━━━━━ Information provided

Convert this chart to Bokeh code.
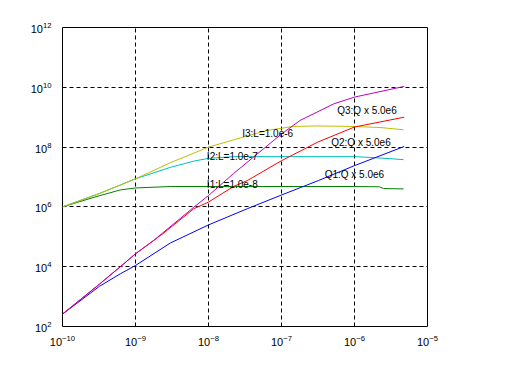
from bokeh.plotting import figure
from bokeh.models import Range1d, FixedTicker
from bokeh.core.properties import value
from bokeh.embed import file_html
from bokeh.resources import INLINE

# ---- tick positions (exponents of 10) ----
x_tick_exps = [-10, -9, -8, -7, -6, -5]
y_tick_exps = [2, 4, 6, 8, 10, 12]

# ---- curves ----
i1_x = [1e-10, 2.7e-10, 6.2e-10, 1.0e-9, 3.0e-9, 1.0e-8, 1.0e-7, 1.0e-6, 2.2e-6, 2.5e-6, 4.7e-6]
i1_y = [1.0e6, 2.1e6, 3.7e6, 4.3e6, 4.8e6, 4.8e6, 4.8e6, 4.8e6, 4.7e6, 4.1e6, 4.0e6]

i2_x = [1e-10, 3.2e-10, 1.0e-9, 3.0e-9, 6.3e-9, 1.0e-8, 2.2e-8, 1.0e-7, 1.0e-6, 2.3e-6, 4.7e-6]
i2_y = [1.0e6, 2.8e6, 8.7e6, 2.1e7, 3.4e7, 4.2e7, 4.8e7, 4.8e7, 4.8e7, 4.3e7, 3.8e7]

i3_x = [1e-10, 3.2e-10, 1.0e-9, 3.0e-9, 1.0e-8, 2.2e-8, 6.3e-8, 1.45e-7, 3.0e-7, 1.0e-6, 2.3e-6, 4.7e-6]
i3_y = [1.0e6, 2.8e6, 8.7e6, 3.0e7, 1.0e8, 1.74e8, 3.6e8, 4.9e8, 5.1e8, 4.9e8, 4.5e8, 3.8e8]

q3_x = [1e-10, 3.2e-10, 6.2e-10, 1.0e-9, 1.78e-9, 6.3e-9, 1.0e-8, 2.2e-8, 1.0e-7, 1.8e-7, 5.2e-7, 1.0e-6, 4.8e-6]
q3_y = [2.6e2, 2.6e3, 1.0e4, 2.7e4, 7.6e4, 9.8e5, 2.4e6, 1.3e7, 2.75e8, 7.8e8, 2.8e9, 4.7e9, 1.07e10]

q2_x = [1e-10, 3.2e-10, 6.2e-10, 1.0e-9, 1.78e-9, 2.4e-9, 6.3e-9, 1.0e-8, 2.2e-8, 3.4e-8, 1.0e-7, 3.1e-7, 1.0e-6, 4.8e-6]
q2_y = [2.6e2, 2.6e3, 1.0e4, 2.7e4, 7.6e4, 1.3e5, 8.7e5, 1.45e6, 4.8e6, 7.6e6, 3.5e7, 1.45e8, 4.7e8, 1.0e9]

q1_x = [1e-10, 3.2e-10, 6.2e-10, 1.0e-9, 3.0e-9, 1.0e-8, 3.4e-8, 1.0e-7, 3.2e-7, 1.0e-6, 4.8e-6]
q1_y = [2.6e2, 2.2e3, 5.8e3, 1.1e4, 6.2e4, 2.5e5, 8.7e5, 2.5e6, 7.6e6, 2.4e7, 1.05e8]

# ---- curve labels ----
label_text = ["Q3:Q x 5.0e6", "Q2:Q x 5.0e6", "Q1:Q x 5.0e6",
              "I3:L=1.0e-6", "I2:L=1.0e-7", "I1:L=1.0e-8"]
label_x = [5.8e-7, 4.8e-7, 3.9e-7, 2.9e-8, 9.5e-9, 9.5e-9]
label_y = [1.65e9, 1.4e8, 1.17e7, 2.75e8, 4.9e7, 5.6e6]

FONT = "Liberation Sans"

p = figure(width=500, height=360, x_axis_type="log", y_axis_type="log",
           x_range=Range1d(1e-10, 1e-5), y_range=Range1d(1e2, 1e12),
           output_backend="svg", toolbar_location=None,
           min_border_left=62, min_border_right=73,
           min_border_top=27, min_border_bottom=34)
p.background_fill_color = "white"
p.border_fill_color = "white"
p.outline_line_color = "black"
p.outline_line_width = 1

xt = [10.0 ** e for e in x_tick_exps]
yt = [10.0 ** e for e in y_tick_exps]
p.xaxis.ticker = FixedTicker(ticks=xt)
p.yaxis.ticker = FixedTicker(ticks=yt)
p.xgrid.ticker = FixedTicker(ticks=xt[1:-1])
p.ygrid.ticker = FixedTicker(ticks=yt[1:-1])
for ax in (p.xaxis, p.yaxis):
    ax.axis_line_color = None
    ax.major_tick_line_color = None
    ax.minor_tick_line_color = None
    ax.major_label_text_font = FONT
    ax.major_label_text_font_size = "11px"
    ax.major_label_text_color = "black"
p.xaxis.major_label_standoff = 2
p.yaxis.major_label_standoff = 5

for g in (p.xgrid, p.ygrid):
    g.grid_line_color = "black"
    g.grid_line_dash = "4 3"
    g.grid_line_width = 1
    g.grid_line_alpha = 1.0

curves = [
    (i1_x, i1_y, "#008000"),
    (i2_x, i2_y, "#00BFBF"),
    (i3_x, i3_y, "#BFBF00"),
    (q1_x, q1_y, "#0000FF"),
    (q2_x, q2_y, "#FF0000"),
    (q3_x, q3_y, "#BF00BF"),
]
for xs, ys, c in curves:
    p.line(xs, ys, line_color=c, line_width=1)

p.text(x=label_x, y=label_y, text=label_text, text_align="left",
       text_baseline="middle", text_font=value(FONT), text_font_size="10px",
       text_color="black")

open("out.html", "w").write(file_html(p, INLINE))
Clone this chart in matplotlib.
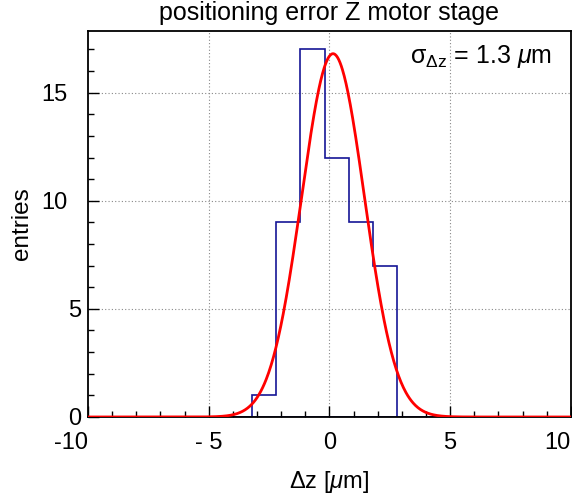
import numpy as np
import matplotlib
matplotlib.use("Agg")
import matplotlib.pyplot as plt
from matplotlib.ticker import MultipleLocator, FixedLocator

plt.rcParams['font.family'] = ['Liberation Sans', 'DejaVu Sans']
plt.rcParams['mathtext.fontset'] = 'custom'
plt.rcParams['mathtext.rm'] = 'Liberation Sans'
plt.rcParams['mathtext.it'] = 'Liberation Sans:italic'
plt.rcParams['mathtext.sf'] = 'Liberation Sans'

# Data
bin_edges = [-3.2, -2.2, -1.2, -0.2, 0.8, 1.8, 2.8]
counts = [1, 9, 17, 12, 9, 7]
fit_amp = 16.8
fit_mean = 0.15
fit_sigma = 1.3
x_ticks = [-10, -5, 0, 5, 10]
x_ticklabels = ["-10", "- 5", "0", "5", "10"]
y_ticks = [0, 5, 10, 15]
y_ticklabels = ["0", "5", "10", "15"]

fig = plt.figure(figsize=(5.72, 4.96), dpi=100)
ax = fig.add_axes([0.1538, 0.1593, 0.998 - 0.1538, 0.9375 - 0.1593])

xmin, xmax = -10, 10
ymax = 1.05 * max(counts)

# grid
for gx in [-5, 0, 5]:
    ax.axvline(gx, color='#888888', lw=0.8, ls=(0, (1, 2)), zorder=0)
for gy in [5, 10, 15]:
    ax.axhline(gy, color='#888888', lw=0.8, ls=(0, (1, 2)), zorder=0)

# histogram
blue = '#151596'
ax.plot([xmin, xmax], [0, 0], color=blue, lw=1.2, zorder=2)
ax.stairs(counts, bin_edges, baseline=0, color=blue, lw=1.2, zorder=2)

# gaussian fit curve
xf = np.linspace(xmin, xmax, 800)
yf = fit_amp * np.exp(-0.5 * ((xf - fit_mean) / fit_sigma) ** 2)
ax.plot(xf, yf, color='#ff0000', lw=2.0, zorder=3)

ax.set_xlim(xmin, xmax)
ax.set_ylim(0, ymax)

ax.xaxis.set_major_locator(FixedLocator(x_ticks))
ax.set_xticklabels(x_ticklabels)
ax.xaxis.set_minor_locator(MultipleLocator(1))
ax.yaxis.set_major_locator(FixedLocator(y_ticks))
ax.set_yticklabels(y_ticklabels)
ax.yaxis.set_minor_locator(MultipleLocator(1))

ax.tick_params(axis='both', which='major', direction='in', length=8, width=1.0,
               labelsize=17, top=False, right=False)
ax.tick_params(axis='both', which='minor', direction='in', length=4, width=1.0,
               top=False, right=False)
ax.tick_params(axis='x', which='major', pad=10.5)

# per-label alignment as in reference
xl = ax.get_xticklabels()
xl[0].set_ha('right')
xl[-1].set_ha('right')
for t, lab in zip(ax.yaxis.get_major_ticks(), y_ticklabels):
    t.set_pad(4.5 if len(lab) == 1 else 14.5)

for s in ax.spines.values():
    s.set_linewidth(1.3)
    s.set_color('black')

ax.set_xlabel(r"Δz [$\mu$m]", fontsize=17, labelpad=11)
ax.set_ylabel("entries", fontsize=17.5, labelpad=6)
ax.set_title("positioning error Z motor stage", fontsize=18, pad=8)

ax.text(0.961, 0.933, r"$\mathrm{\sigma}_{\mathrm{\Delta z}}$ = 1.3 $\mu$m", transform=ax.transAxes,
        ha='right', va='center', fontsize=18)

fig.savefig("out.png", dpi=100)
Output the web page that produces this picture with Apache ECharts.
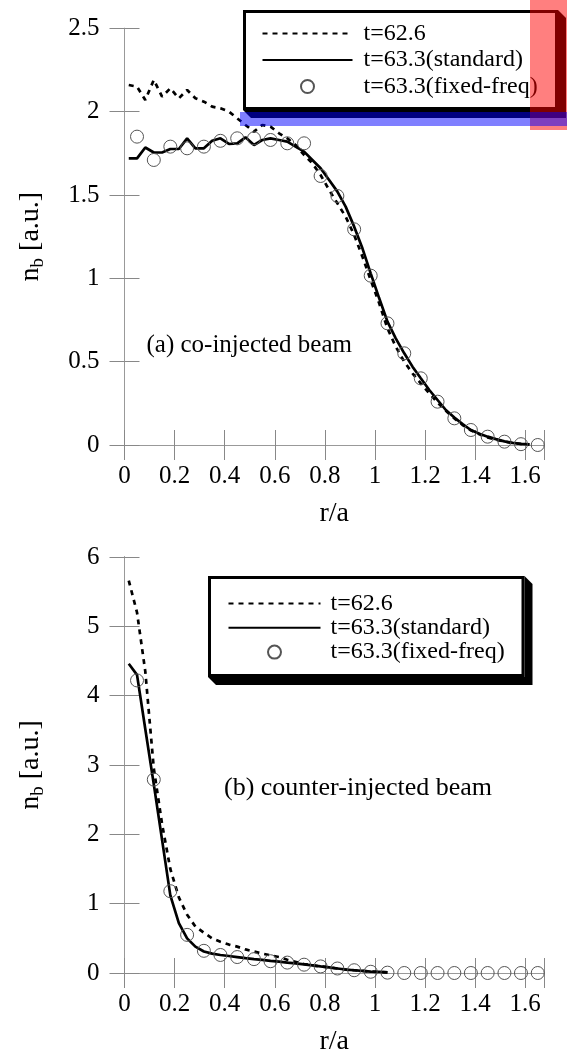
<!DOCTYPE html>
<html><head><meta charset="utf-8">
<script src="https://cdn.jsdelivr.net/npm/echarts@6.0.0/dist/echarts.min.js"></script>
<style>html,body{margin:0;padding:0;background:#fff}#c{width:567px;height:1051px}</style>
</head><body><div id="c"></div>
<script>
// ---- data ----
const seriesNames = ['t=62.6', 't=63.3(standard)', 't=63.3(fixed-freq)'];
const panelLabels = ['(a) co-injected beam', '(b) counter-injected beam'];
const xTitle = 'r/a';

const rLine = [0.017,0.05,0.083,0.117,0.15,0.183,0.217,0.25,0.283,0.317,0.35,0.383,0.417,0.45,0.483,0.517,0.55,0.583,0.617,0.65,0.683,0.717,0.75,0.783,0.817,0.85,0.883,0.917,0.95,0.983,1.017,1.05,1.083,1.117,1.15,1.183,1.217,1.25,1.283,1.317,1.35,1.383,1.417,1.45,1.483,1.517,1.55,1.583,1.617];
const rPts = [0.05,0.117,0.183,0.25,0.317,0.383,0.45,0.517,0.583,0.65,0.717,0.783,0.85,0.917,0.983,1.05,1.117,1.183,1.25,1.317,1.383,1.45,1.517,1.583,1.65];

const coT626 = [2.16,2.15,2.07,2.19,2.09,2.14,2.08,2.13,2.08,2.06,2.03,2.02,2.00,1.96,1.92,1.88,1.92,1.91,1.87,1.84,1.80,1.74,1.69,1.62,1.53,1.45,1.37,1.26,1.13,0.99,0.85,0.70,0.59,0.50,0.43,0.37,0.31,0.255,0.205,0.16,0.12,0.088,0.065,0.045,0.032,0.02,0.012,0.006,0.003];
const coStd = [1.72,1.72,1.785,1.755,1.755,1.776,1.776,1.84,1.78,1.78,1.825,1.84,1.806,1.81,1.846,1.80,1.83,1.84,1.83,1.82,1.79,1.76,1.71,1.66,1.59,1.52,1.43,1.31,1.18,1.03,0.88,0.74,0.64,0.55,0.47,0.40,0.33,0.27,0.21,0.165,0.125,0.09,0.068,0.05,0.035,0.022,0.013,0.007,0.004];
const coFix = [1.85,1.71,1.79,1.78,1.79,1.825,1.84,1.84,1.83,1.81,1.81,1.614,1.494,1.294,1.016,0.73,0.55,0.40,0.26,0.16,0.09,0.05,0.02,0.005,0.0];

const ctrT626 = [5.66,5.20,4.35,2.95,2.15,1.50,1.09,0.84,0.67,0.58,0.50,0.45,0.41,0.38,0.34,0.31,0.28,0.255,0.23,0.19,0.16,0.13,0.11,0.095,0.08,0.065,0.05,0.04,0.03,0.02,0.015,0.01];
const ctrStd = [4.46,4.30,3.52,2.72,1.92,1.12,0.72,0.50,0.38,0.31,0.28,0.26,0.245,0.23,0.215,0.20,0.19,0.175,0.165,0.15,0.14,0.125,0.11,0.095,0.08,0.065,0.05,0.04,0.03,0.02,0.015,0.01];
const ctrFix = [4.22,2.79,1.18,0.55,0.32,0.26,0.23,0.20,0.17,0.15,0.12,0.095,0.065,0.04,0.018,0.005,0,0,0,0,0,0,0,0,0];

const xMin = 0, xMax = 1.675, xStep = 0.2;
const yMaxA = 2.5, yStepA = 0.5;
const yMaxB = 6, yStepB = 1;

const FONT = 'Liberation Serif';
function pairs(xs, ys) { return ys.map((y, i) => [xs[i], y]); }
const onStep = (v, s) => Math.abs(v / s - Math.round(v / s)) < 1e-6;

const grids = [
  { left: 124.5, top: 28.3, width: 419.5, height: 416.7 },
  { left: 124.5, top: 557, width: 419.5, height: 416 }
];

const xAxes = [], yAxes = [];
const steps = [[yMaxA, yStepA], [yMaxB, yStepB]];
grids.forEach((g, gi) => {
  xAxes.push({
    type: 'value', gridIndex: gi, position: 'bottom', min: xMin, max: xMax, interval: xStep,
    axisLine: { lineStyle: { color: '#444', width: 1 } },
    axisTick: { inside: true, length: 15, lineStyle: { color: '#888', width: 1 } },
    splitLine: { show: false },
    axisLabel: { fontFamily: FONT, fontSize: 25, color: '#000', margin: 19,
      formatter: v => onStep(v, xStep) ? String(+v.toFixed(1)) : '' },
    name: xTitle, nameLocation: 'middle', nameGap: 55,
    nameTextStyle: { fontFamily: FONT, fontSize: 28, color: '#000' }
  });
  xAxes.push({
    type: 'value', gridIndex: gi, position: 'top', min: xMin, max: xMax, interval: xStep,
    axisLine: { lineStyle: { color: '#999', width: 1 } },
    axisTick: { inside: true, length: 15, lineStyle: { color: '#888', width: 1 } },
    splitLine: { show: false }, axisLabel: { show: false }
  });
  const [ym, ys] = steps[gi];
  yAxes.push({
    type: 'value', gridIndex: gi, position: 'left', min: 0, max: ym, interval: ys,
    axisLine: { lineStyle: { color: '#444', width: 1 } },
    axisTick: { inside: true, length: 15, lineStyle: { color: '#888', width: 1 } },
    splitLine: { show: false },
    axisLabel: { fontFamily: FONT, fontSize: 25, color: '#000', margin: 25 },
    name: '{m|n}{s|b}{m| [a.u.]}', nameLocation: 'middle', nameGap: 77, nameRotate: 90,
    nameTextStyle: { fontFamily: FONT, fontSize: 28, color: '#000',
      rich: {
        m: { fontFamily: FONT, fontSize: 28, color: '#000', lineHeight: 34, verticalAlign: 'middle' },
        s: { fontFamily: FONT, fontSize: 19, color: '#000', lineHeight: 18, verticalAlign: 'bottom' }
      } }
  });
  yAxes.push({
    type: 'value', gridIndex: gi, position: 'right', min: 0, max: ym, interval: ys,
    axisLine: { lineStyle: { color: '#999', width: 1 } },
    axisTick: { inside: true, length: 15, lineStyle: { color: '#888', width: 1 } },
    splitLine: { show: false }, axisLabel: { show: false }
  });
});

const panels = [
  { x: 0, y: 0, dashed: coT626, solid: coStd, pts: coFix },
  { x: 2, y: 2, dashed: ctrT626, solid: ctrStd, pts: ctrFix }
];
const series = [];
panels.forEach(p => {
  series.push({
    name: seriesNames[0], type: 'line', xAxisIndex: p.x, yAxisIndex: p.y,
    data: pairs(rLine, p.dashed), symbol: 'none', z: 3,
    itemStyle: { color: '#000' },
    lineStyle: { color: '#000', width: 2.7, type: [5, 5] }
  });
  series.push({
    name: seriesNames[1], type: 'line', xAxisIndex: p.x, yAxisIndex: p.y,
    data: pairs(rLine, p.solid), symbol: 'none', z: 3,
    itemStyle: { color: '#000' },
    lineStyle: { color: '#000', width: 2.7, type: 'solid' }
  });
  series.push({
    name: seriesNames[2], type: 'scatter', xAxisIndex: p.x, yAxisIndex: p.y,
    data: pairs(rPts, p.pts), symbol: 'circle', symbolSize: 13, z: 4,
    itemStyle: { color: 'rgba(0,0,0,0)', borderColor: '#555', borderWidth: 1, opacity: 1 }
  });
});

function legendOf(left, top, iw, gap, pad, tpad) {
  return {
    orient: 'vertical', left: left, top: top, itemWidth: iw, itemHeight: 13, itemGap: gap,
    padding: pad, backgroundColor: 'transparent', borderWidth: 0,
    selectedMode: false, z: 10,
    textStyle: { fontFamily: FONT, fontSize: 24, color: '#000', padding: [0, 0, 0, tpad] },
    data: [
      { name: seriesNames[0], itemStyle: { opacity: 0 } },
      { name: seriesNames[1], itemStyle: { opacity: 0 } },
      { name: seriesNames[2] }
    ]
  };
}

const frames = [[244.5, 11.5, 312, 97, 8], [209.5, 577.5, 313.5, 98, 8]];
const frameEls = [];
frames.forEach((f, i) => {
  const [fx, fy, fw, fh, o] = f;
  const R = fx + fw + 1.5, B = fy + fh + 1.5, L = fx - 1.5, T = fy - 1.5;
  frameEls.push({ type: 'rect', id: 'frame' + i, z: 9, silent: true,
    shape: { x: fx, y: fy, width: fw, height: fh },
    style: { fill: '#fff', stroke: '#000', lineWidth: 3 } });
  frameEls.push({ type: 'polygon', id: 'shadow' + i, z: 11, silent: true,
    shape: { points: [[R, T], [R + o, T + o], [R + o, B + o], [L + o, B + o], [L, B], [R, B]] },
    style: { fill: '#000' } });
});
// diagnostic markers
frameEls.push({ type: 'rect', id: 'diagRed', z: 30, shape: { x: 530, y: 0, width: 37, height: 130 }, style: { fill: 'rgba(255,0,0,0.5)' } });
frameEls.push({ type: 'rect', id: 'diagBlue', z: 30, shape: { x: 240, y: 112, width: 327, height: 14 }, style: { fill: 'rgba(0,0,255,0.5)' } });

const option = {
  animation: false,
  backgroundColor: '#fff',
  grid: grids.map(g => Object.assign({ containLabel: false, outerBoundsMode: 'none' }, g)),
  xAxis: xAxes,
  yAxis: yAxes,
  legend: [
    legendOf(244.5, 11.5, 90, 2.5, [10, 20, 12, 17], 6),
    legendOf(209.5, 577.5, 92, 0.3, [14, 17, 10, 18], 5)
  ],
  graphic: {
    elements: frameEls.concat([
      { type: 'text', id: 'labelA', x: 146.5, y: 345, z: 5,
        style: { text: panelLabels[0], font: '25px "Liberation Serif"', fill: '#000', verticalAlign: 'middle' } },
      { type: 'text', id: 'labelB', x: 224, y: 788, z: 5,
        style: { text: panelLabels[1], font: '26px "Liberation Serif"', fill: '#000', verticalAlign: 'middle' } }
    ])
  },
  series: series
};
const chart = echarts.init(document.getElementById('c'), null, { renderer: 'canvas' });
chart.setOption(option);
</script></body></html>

━━━━━━━━━━

Problem requirements => Going through the records above, state how many lines carry "matplotlib", with no other text.

Result of the exercise => 5